MODPSU – How does it Work?

At the centre is a MODPSU beefed-up DC/DC-switching power supply (DC_PSU_M). It can by itself handle much higher current than legacy competing products (DC_PSU_L).


The DC_PSU_M can be used stand-alone for slowly-changing heavy loads such as 6-drive file servers. However, today’s high performance graphics adapters are not only power-hungry. They keep average power losses down by very actively changing operating frequency and turning sub-systems on and off. This quick changing back and forth between very high and very low power consumption makes the graphics adapter a very bad next-door neighbour. If you connect it directly to a DC_PSU, it will hog the buffered energy stored in the DC_PSU, in effect causing short power outages inside the power supply.


By adding one (or more) AddOn board/s and feeding DC_PSU_M and graphics adapter/s from separate DC power paths, parasitic starvation is avoided. The combination of a DC_PSU_M and AddOn board/s is what really makes MODPSU a modular power supply, and a very expandable one at that.

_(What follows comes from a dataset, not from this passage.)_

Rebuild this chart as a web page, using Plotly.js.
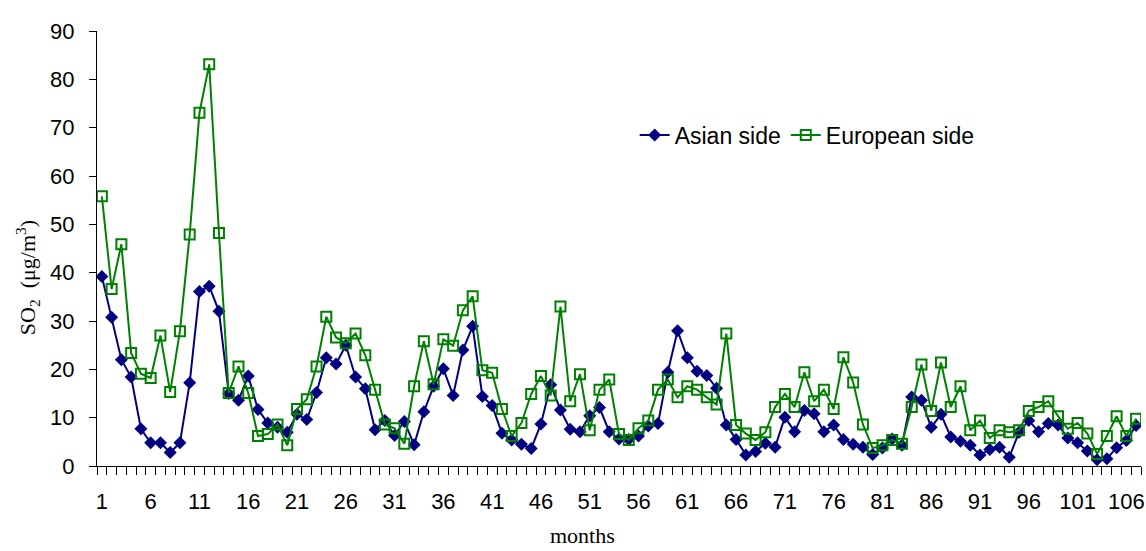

This is only part of the story. A proper PC power supply must also adhere to all core requirements of the ATX specification:

  • Facilitate synchronized turn-on and turn-off of all parts of the computer system
  • Meet rise-time and rise-order requirements for the rails
  • Monitor the quality of the power delivered on every rail
  • Provide emergency shutdown of the entire system in case of a failure condition
  • Provide power to either all rails or no rails (except for the 5 V stand-by)

Power supply daisy-chaining used e.g. in some cryptocurrency mining rigs by which a down-stream PSU is turned on by the up-stream one doesn’t meet these requirements very well. Most importantly, a down-stream PSU cannot tell the up-stream ones to do emergency shutdown in case of a failure. It is perhaps less of a problem until something breaks, but the risk of damage to the rest of the pretty darned expensive system is much greater.


With MODPSU, the interconnection cable from DC_PSU_M to all AddOn boards carries ENABLE and POWER_OK signals, through which the AddOn board soft-start switches are controlled to turn power on or off. This power delivery system also prohibits start-up if not all power inputs are energized and stops all power delivery if a power input is lost (e.g. if a power cable is disconnected during operation).